Cultures around the world have long associated birds in the swallow family, Hirundidae, with the arrival of spring and good fortune. Some have even seen them as divine spirits. In Haiti it is known as “zwazo lapli” or rain bird, possibly an association with its conspicuous presence at nesting sites during the rainy months of April and May. We admire these longwinged birds for their graceful and acrobatic flight, and for their remarkable agility, which allows them to pursue and capture flying insects. Owing to their dependence on covered nest sites or protected nesting cavities, and to their remarkable ability to adapt to structures that we have built, many species of swallows coexist closely with humans, even in large cities. The Caribbean’s two endemic swallows are the Bahamas swallow and the golden swallow. As its eponym suggests, the first is found only in the Bahamas, and the second is found only on Hispaniola– although Jamaica was a former stronghold until the 1980s.

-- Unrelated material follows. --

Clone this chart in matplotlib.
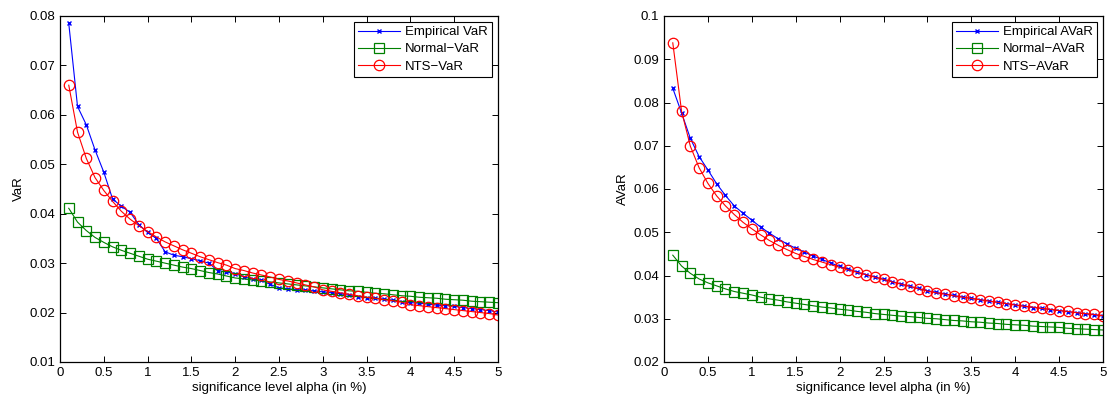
import numpy as np
import matplotlib
matplotlib.use('Agg')
from matplotlib import pyplot as plt

plt.rcParams['font.family'] = ['Liberation Sans', 'DejaVu Sans']

alpha = np.round(np.arange(1, 51) * 0.1, 1)

# VaR values
var_emp = [0.0785, 0.0617, 0.0580, 0.0529, 0.0484, 0.0430, 0.0415, 0.0403, 0.0378, 0.0362,
           0.0350, 0.0323, 0.0316, 0.0313, 0.0309, 0.0305, 0.0300, 0.0285, 0.0282, 0.0279,
           0.0272, 0.0268, 0.0265, 0.0257, 0.0250, 0.0248, 0.0246, 0.0245, 0.0244, 0.0242,
           0.0240, 0.0238, 0.0235, 0.0232, 0.0230, 0.0229, 0.0227, 0.0225, 0.0222, 0.0220,
           0.0219, 0.0217, 0.0215, 0.0214, 0.0213, 0.0210, 0.0208, 0.0206, 0.0204, 0.0201]
var_norm = [0.0411, 0.0383, 0.0366, 0.0352, 0.0342, 0.0333, 0.0326, 0.0320, 0.0314, 0.0308,
            0.0304, 0.0300, 0.0296, 0.0292, 0.0289, 0.0285, 0.0281, 0.0278, 0.0274, 0.0270,
            0.0268, 0.0266, 0.0264, 0.0262, 0.0260, 0.0258, 0.0256, 0.0254, 0.0252, 0.0250,
            0.0248, 0.0246, 0.0244, 0.0243, 0.0241, 0.0239, 0.0238, 0.0236, 0.0234, 0.0233,
            0.0231, 0.0230, 0.0229, 0.0227, 0.0226, 0.0225, 0.0223, 0.0222, 0.0221, 0.0220]
var_nts = [0.0660, 0.0565, 0.0512, 0.0473, 0.0447, 0.0425, 0.0405, 0.0389, 0.0376, 0.0364,
           0.0353, 0.0343, 0.0335, 0.0327, 0.0320, 0.0313, 0.0307, 0.0301, 0.0296, 0.0289,
           0.0285, 0.0280, 0.0276, 0.0272, 0.0267, 0.0264, 0.0260, 0.0256, 0.0252, 0.0246,
           0.0243, 0.0240, 0.0237, 0.0234, 0.0231, 0.0229, 0.0226, 0.0224, 0.0221, 0.0216,
           0.0214, 0.0212, 0.0210, 0.0208, 0.0206, 0.0204, 0.0202, 0.0200, 0.0198, 0.0195]

# AVaR values
avar_emp = [0.0833, 0.0776, 0.0717, 0.0675, 0.0644, 0.0612, 0.0585, 0.0561, 0.0544, 0.0528,
            0.0512, 0.0498, 0.0485, 0.0473, 0.0463, 0.0454, 0.0445, 0.0437, 0.0429, 0.0421,
            0.0415, 0.0408, 0.0402, 0.0397, 0.0391, 0.0386, 0.0380, 0.0375, 0.0370, 0.0365,
            0.0361, 0.0357, 0.0354, 0.0350, 0.0347, 0.0344, 0.0341, 0.0338, 0.0335, 0.0332,
            0.0329, 0.0326, 0.0324, 0.0321, 0.0319, 0.0316, 0.0314, 0.0311, 0.0309, 0.0306]
avar_norm = [0.0447, 0.0422, 0.0405, 0.0392, 0.0383, 0.0376, 0.0369, 0.0363, 0.0359, 0.0355,
             0.0350, 0.0346, 0.0343, 0.0339, 0.0336, 0.0333, 0.0330, 0.0327, 0.0325, 0.0322,
             0.0320, 0.0317, 0.0315, 0.0312, 0.0310, 0.0308, 0.0306, 0.0305, 0.0303, 0.0301,
             0.0300, 0.0298, 0.0296, 0.0295, 0.0293, 0.0292, 0.0290, 0.0289, 0.0287, 0.0286,
             0.0285, 0.0283, 0.0282, 0.0281, 0.0280, 0.0278, 0.0277, 0.0276, 0.0275, 0.0274]
avar_nts = [0.0938, 0.0780, 0.0699, 0.0649, 0.0613, 0.0584, 0.0561, 0.0541, 0.0523, 0.0508,
            0.0494, 0.0481, 0.0470, 0.0460, 0.0451, 0.0444, 0.0437, 0.0431, 0.0425, 0.0419,
            0.0413, 0.0407, 0.0402, 0.0396, 0.0391, 0.0385, 0.0380, 0.0375, 0.0369, 0.0364,
            0.0360, 0.0357, 0.0353, 0.0350, 0.0347, 0.0344, 0.0341, 0.0338, 0.0335, 0.0332,
            0.0329, 0.0327, 0.0324, 0.0322, 0.0319, 0.0317, 0.0314, 0.0312, 0.0310, 0.0307]

xticks = [0, 0.5, 1, 1.5, 2, 2.5, 3, 3.5, 4, 4.5, 5]
xticklabels = ['0', '0.5', '1', '1.5', '2', '2.5', '3', '3.5', '4', '4.5', '5']

fig = plt.figure(figsize=(11.09, 3.99), dpi=100)
ax1 = fig.add_axes([60/1109, 1-362/399, 438/1109, 346/399])
ax2 = fig.add_axes([664/1109, 1-362/399, 439/1109, 346/399])


def draw(ax, emp, norm, nts, names, ylab, ylim, yticks, yticklabels):
    ax.plot(alpha, emp, color='#0000ff', marker='x', ms=3.5, mew=1, lw=0.8, label=names[0])
    ax.plot(alpha, norm, color='#008000', marker='s', ms=7, mfc='none', mew=0.9, lw=0.8, label=names[1])
    ax.plot(alpha, nts, color='#ff0000', marker='o', ms=7.5, mfc='none', mew=0.9, lw=0.8, label=names[2])
    ax.set_xlim(0, 5)
    ax.set_ylim(*ylim)
    ax.set_xticks(xticks)
    ax.set_xticklabels(xticklabels)
    ax.set_yticks(yticks)
    ax.set_yticklabels(yticklabels)
    ax.tick_params(direction='in', top=True, right=True, labelsize=9.5, length=4, width=0.7)
    for s in ax.spines.values():
        s.set_linewidth(0.9)
    ax.set_xlabel('significance level alpha (in %)', fontsize=9.5, labelpad=2)
    ax.set_ylabel(ylab, fontsize=9.5, labelpad=3)
    leg = ax.legend(loc='upper right', fontsize=9.5, fancybox=False, framealpha=1,
                    edgecolor='black', borderaxespad=0.45, handlelength=3.2,
                    handletextpad=0.4, labelspacing=0.38, borderpad=0.3)
    leg.get_frame().set_linewidth(0.8)


draw(ax1, var_emp, var_norm, var_nts, ['Empirical VaR', 'Normal\u2212VaR', 'NTS\u2212VaR'], 'VaR',
     (0.01, 0.08), [0.01, 0.02, 0.03, 0.04, 0.05, 0.06, 0.07, 0.08],
     ['0.01', '0.02', '0.03', '0.04', '0.05', '0.06', '0.07', '0.08'])
draw(ax2, avar_emp, avar_norm, avar_nts, ['Empirical AVaR', 'Normal\u2212AVaR', 'NTS\u2212AVaR'], 'AVaR',
     (0.02, 0.1), [0.02, 0.03, 0.04, 0.05, 0.06, 0.07, 0.08, 0.09, 0.1],
     ['0.02', '0.03', '0.04', '0.05', '0.06', '0.07', '0.08', '0.09', '0.1'])

fig.savefig('out.png', dpi=100)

On Hispaniola, the Golden Swallow inhabits the central and southern mountain ranges of Dominican Republic, and the southern mountains of Haiti, typically above 700 meters, where it often forages in groups over open fields and savannahs near pinelands and mixed forests. However, from December to April, much larger flocks may form, comprising as many as 200 birds!. This bird’s unforgettable iridescent plumage shimmers with blue-green tones, accented by a delicate golden sheen. Female and immature plumage is duller, but similarly attractive. This little swallow may be easily distinguished from the swifts on the island by its light, bouncy, but not erratic, flight, by its shorter wings, slightly forked tail and snow-white underparts. The soft chi-weet call of this swallow readily reveals the location of its nest, softened with feathers, moss and even rabbit hair, and located within a natural cavity in a rocky wall or a tree, and, of course, in holes excavated by the Hispaniolan Woodpecker.
It has never been clear why the golden swallow disappeared from Jamaica, but habitat loss and introduced predators almost certainly played a role. Now, the golden swallow on Hispaniola is considered vulnerable to the same fate, in part due to forest clearing in the high mountains throughout the island. Predation of eggs and chicks by introduced mammals, such as rats and mongoose is an additional threat.
“This handsome swallow is found among the interior hills and is greeted with delight wherever seen from its graceful actions and pleasing coloration. As one climbs over steep slopes in the mountains among dead trunks of pine, a long-tailed swallow may come circling through the air to display in passing a white breast and glossy back. In its active evolutions it is certain to attract the eye, and the traveler is sure to pause to observe its course as it circles quickly away.” Alexander Wetmore and Bradshaw Hall Swales
“There are so many movements, rapid descents, fluttering and turns that it is almost impossible to follow a bird [referring to the golden swallow] with the eyes for too long without getting dizzy, especially if one is near a precipice.” Anabelle Stockton de Dod
Seeing the need for action to ensure the long-term health of our swallow populations, starting in 2009, researchers and conservationists began placing the first of more than one hundred artificial nest boxes in Valle Nuevo National Park. Now, several generations of swallows have used the nest boxes successfully, which makes it that much easier to observe these graceful birds flying over the picturesque Valle Nuevo pajon grass savannahs.